222. Qu. Whether by a national bank, be not properly understood a bank, not only established by public authority as the Bank of England, but a bank in the hands of the public, wherein there are no shares: whereof the public alone is proprietor, and reaps all the benefit?

223. Qu. Whether, having considered the conveniencies of banking and paper-credit in some countries, and the inconveniencies thereof in others, we may not contrive to adopt the former, and avoid the latter?

224. Qu. Whether great evils, to which other schemes are liable, may not be prevented, by excluding the managers of the bank from a share in the legislature?

225. Qu. Whether the rise of the bank of Amsterdam was not purely casual, for the security and dispatch of payments? And whether the good effects thereof, in supplying the place of coin, and promoting a ready circulation of industry and commerce may not be a lesson to us, to do that by design which others fell upon by chance?

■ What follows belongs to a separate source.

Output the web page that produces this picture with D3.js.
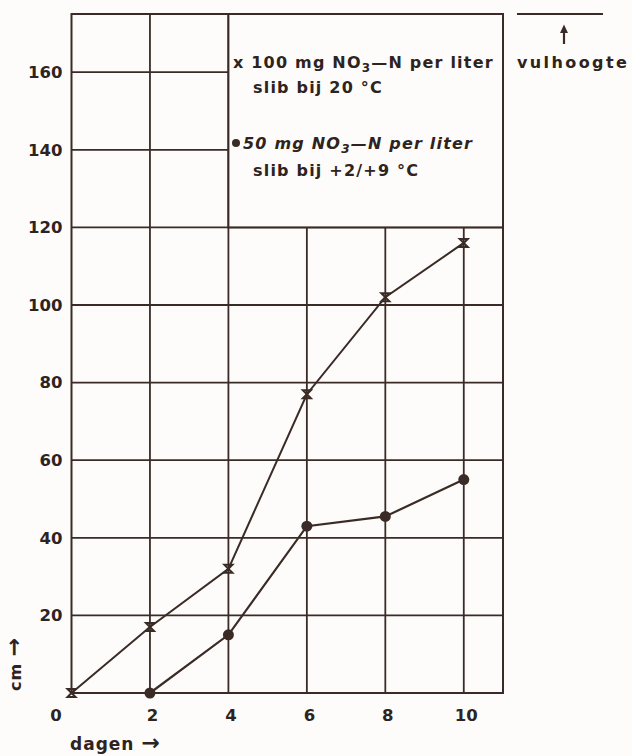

226. Qu. Whether the bank proposed to be established in Ireland, under the notion of a national bank, by the voluntary subscription of three hundred thousand pounds, to pay off the national debt, the interest of which sum to be paid the subscribers, subject to certain terms of redemption, be not in reality a private bank, as those of England and Scotland, which are national only in name, being in the hands of particular persons, and making dividends on the money paid in by subscribers? [Footnote: See a Proposal for the Relief of Ireland, &c. Printed in Dublin A. D. 1734]

227. Qu. Whether plenty of small cash be not absolutely necessary for keeping up a circulation among the people; that is, whether copper be not more necessary than gold?

228. Qu. Whether it is not worth while to reflect on the expedients made use of by other nations, paper-money, bank-notes, public funds, and credit in all its shapes, to examine what hath been done and devised to add to our own animadversions, and upon the whole offer such hints as seem not unworthy the attention of the public?

229. Qu. Whether that, which increaseth the stock of a nation be not a means of increasing its trade? And whether that which increaseth the current credit of a nation may not be said to increase its stock?

230. Qu. Whether it may not be expedient to appoint certain funds or stock for a national bank, under direction of certain persons, one-third whereof to be named by the Government, and one-third by each House of Parliament?

231. Qu. Whether the directors should not be excluded from sitting in either House, and whether they should not be subject to the audit and visitation of a standing committee of both Houses?